Supplied material:
+ + + + +
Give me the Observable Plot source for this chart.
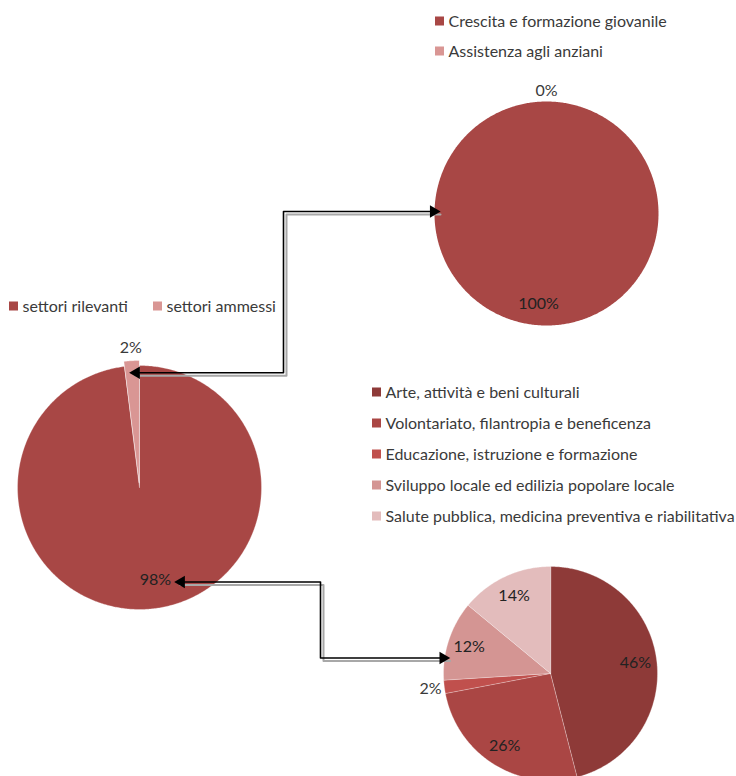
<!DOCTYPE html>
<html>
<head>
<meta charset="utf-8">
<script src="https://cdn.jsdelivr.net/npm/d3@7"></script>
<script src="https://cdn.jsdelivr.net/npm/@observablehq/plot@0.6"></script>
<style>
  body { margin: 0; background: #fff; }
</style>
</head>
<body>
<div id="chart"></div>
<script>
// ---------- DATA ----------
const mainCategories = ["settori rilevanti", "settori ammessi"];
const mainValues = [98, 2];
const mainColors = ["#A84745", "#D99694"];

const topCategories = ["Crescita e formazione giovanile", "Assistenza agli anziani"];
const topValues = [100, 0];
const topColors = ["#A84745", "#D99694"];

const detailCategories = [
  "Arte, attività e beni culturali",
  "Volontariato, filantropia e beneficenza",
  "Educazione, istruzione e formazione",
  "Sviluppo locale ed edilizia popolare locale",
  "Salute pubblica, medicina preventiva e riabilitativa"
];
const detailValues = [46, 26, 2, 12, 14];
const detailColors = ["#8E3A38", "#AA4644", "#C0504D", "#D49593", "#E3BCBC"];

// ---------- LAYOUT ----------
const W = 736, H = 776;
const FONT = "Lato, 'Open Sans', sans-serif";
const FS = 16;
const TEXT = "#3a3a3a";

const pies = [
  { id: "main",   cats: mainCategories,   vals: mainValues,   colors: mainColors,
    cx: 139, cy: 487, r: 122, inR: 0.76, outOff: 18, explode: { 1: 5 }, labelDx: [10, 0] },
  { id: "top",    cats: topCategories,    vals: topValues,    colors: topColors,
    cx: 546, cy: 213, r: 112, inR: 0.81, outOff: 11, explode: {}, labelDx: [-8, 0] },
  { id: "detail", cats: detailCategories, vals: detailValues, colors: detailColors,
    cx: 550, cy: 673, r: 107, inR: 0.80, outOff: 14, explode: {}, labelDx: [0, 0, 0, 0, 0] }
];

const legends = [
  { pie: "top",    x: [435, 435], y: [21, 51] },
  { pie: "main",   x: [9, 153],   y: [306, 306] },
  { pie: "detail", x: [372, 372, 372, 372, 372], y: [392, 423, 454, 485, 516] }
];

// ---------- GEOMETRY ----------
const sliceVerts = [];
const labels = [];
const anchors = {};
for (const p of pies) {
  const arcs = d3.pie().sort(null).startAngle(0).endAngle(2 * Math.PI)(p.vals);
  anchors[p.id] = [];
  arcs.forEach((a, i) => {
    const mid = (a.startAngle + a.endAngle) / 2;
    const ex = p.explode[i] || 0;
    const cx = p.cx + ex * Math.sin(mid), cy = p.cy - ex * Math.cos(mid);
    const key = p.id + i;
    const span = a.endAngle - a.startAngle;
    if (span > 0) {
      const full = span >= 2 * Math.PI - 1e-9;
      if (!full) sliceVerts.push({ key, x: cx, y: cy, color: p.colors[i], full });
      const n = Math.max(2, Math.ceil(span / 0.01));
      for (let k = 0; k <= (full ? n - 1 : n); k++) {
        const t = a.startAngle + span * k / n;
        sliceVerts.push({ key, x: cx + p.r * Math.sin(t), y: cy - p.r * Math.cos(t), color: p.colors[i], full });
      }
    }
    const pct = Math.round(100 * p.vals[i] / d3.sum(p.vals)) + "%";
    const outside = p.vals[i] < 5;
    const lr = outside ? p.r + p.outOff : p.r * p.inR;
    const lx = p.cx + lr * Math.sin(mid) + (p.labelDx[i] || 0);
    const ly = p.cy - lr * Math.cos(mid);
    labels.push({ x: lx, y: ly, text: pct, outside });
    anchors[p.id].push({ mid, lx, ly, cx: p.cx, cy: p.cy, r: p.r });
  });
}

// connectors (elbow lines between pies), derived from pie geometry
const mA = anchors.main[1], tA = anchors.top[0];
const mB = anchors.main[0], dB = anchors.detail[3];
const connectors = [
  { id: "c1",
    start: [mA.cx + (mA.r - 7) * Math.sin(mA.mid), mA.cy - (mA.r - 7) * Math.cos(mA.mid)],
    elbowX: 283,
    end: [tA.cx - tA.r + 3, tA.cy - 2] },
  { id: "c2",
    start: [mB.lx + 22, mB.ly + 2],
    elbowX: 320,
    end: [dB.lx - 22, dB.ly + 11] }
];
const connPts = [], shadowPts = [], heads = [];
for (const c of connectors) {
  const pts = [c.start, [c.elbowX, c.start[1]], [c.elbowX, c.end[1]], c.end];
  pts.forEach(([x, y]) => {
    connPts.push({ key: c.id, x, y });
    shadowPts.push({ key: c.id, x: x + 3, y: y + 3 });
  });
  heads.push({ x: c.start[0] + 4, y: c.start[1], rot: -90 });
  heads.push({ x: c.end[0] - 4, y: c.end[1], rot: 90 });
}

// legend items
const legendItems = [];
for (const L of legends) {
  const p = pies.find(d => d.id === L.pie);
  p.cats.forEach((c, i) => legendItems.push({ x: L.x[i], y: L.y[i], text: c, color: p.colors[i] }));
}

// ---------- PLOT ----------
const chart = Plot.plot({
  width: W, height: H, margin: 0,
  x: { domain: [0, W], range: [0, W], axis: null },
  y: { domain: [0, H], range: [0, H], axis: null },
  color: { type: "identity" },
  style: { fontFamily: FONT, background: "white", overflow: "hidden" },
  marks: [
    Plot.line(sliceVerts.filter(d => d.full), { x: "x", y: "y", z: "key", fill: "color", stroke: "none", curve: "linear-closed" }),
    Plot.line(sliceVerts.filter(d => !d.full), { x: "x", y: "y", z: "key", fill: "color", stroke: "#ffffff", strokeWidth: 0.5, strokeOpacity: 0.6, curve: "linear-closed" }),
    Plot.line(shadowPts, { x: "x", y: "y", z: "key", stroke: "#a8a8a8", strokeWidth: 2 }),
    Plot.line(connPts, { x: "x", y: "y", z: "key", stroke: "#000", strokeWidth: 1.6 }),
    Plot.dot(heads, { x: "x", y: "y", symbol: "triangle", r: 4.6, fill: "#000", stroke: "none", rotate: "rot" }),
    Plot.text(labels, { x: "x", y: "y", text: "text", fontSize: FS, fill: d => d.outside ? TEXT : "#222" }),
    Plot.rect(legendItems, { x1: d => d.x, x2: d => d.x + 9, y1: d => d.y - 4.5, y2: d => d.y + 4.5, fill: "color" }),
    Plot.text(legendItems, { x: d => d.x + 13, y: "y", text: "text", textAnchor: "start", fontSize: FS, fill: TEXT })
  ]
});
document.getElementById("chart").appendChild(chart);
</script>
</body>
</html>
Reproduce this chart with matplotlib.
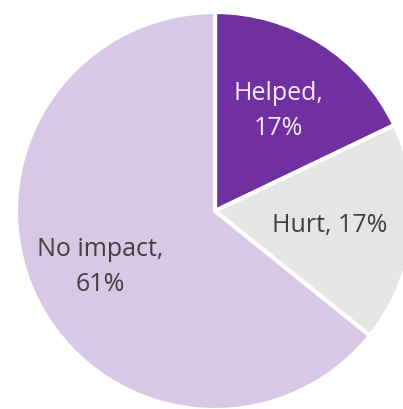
+ + + + +
What you need to do: Copy each line above that contains the string "chart".

Solution:
Give me the Observable Plot source for this chart.
<div id="chart"></div>
const chart = Plot.plot({
document.getElementById("chart").appendChild(chart);
Reproduce this chart with matplotlib.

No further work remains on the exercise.